Boulder: Council to Pursue Affordable Housing Sales Tax

At a study session the City Council confirmed its desire to set a goal of 10 percent for affordable housing units (rental and owned). Using this number, it means currently Longmont would need 3,800 housing units to meet this goal. In her opening remarks, Kathy Fedler the City’s Housing and Community Investment Manager, noted “We have already ensured Envision Longmont has a strong affordable housing focus” and said the purpose of the discussion was to review possible incentives and revenue sources for the City’s program.

Staff explained that incentives alone will not allow Longmont to meet the 10 percent goal. Overall, the Council agreed a sales tax of at least .024 (or a quarter on a $100 purchase) is the most equitable way to generate revenue. Mayor Coombs said he is confident Longmont voters would pass such a measure. Not all Council members like raising the sales tax, but they did agree the voters should decide if affordable housing is a community goal.

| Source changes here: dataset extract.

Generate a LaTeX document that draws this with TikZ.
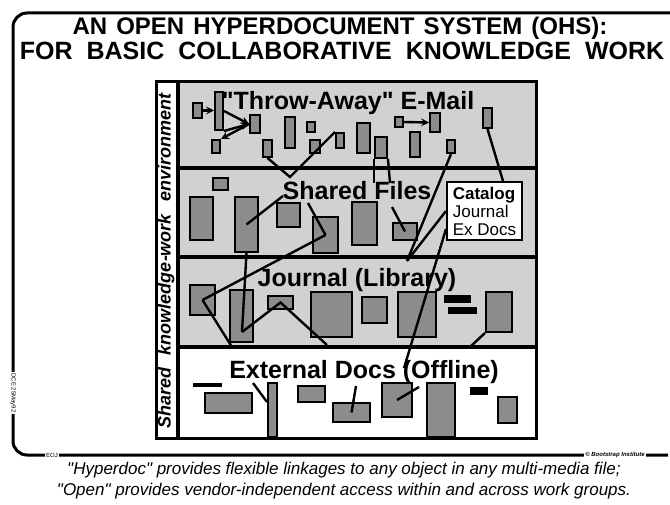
\documentclass[tikz,border=0pt]{standalone}
\usepackage{fontspec}
\setmainfont{Liberation Sans}
\usetikzlibrary{calc, positioning}

\begin{document}
\begin{tikzpicture}[x=1pt, y=-1pt, >=stealth,
    layer/.style={fill=gray!36},
    doc/.style args={#1x#2}{draw, line width=2pt, fill=black!45, inner sep=0pt,
        minimum width=#1, minimum height=#2},
    bar/.style args={#1x#2}{fill=black, inner sep=0pt, minimum width=#1, minimum height=#2},
    link/.style={line width=2.4pt},
    layerlabel/.style={font=\fontsize{25}{28}\selectfont\bfseries, anchor=base, inner sep=0pt},
    catbox/.style={draw, line width=2pt, fill=white, minimum width=75, minimum height=58,
        align=left, inner sep=3pt, font=\fontsize{17}{18}\selectfont},
    tiny/.style={fill=white, inner sep=1pt, font=\fontsize{6}{7}\selectfont}
]
    \useasboundingbox (0,0) rectangle (670,505);

    % =================================================================
    % 1. FRAME AND TITLE
    % =================================================================
    \draw[line width=3pt, rounded corners=14pt] (670,13) -- (13,13) -- (13,455) -- (668,455);
    \node[tiny] (eoj) at (52,455) {EOJ};
    \node[tiny, font=\fontsize{6}{7}\selectfont\bfseries\itshape] (boot) at (615,455) {© Bootstrap Institute};
    \node[tiny, rotate=-90] (dce) at (13,393) {DCE 25May92};

    \node[anchor=base, font=\fontsize{24}{28}\selectfont\bfseries] (title1) at (340,35)
        {\spaceskip=9pt AN OPEN HYPERDOCUMENT SYSTEM (OHS):};
    \node[anchor=base, font=\fontsize{25}{28}\selectfont\bfseries] (title2) at (342,60)
        {\spaceskip=14pt FOR BASIC COLLABORATIVE KNOWLEDGE WORK};

    % =================================================================
    % 2. THE FOUR LAYERS
    % =================================================================
    \fill[layer] (178,82) rectangle (536,347);
    \draw[line width=3pt] (156,82) rectangle (536,438);
    \draw[line width=4pt] (178,82) -- (178,438);
    \foreach \y in {168,257,347}
        \draw[line width=4.5pt] (178,\y) -- (536,\y);

    \node[rotate=90, font=\fontsize{18}{20}\selectfont\bfseries\itshape] (env) at (166,261)
        {\spaceskip=12pt Shared knowledge-work environment};

    \node[layerlabel] (mail) at (348,110) {\textquotedbl Throw-Away\textquotedbl\ E-Mail};
    \node[layerlabel] (files) at (357,200) {Shared Files};
    \node[layerlabel] (journal) at (357,287) {Journal (Library)};
    \node[layerlabel] (external) at (364,378) {External Docs (Offline)};

    % =================================================================
    % 3. DOCUMENTS IN EACH LAYER
    % =================================================================
    % E-Mail
    \node[doc=8x38] (a1) at (219,111) {};
    \node[doc=9x15] (a2) at (197.5,110.5) {};
    \node[doc=10x18] (a3) at (255,124) {};
    \node[doc=8x13] (a4) at (216,146.5) {};
    \node[doc=9x17] (a5) at (267.5,148.5) {};
    \node[doc=10x31] (a6) at (290,132.5) {};
    \node[doc=8x10] (a7) at (311,127) {};
    \node[doc=10x13] (a8) at (315,146.5) {};
    \node[doc=8x15] (a9) at (340,140.5) {};
    \node[doc=13x30] (a10) at (363.5,138) {};
    \node[doc=12x21] (a11) at (381,147.5) {};
    \node[doc=8x10] (a12) at (399,122) {};
    \node[doc=10x19] (a13) at (435,122.5) {};
    \node[doc=10x25] (a14) at (415,144.5) {};
    \node[doc=8x13] (a15) at (451,146.5) {};
    \node[doc=9x20] (a16) at (487.5,118) {};

    % Shared Files
    \node[doc=15x12] (b1) at (220.5,184) {};
    \node[doc=23x43] (b2) at (201.5,218.5) {};
    \node[doc=23x55] (b3) at (246.5,224.5) {};
    \node[doc=23x24] (b4) at (288.5,215) {};
    \node[doc=25x36] (b5) at (325.5,235) {};
    \node[doc=25x43] (b6) at (364.5,223.5) {};
    \node[doc=24x17] (b7) at (405,231.5) {};

    % Journal
    \node[doc=25x30] (c1) at (202.5,300) {};
    \node[doc=23x52] (c2) at (241.5,316) {};
    \node[doc=25x13] (c3) at (280.5,302.5) {};
    \node[doc=41x45] (c4) at (331.5,314.5) {};
    \node[doc=25x26] (c5) at (374.5,310) {};
    \node[doc=38x45] (c6) at (417,314.5) {};
    \node[doc=26x40] (c7) at (499,312) {};
    \node[bar=27x8] (c8) at (457.5,299) {};
    \node[bar=29x7] (c9) at (462.5,310.5) {};

    % External Docs
    \node[bar=29x4] (d0) at (207.5,385) {};
    \node[doc=47x20] (d1) at (228.5,403) {};
    \node[doc=9x54] (d2) at (272.5,410) {};
    \node[doc=27x16] (d3) at (311.5,394) {};
    \node[doc=37x19] (d4) at (351.5,412.5) {};
    \node[doc=30x34] (d5) at (397,400) {};
    \node[doc=28x54] (d6) at (441,410) {};
    \node[bar=18x8] (d7) at (479,391) {};
    \node[doc=19x26] (d8) at (507.5,410) {};

    \node[catbox] (cat) at (484.5,211) {\textbf{Catalog}\\Journal\\Ex Docs};

    % =================================================================
    % 4. LINKS
    % =================================================================
    \coordinate (vlow) at (290,177);
    \coordinate (fA) at (374,183);
    \coordinate (fB) at (390,183);
    \coordinate (apex) at (407,261);
    \coordinate (sS) at (283,196);
    \coordinate (sD) at (308,203);
    \coordinate (fF) at (392,207);
    \coordinate (c2in) at (242,332);
    \coordinate (c1end) at (232,347);
    \coordinate (c4foot) at (327,345);
    \coordinate (c7foot) at (470,347);
    \coordinate (tick) at (404,368);
    \coordinate (eX) at (253,383);
    \coordinate (dD) at (356,386);
    \coordinate (oP) at (419,387);

    \draw[link,->] (a2.east) -- (a2.east -| a1.west);
    \draw[link,->] (a1.east) -- (a3.west);
    \draw[link,->] (a1.south east) -- (a3.west);
    \draw[link,->] (a3.west) -- (a4.north east);
    \draw[link] (a5.south) -- (vlow) -- (a9.north west);
    \draw[link] (a11.south west) -- (fA);
    \draw[link] (a11.south east) -- (fB);
    \draw[link,->] (a12.east) -- (a13.west);
    \draw[link] (a15.south) -- (apex);
    \draw[link] (a16.south) -- ([xshift=-20pt]cat.north east);

    \draw[link] (sS) -- (b3.center);
    \draw[link] (sD) -- (b5.center);
    \draw[link] (b5.center) -- (c1.center);
    \draw[link] (b3.south) -- (c2in);
    \draw[link] (fF) -- (b7.center);
    \draw[link] (cat.west) -- (apex);
    \draw[link] ([yshift=-18pt]cat.west) -- (tick);

    \draw[link] (c1.center) -- (c1end);
    \draw[link] (c2in) -- (c3.center) -- (c4foot);
    \draw[link] (c7.south west) -- (c7foot);

    \draw[link] (eX) -- ([yshift=8pt]d2.west);
    \draw[link] (dD) -- (d4.center);
    \draw[link] (oP) -- (d5.center);

    % =================================================================
    % 5. CAPTION
    % =================================================================
    \node[anchor=base, font=\fontsize{17}{20}\selectfont\itshape] (cap1) at (344,474)
        {\textquotedbl Hyperdoc\textquotedbl\ provides flexible linkages to any object in any multi-media file;};
    \node[anchor=base, font=\fontsize{17}{20}\selectfont\itshape] (cap2) at (344,495)
        {\textquotedbl Open\textquotedbl\ provides vendor-independent access within and across work groups.};

\end{tikzpicture}
\end{document}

Regarding incentives, the Council opted to explore density and height bonuses, property tax waivers and administrative approval for affordable housing projects by right. More information was requested on development fee waivers. The Council expressed concerns on the impact of waiving enterprise fund fees (water, electric, sewer) because as City Manager Harold Dominguez said, “Waiving these fees could impact current user rates.” It is possible the Council would have to increase the sales tax proposed if the fee waivers create too big of a budget hit. Currently, the City waives some of the fees but backfills them from the Affordable Housing fund.

Joan Peck and Polly Christensen expressed support for other tax proposals presented – linkage fees (charged on new development, similar to an impact fee that would link the fee with the impact of new development to affordable housing), user taxes and excise taxes. Peck stated developers (which she called “the industry”), need to have “skin in the game.” Christensen argued no one would object to linkage fees and noted the fee does not require a public vote. Bonnie Finley called options other than a sales tax “terrible ideas.” Peck also pushed her own idea — a rental license program as a revenue generator. Mayor Coombs argued license fees would just be passed on to renters. But Peck was undeterred although she agreed with the Mayor. “Yes, that is what they do,” she said.

Staff will bring information back to the Council. It is unclear if there will be a push to get the sales tax on the November ballot.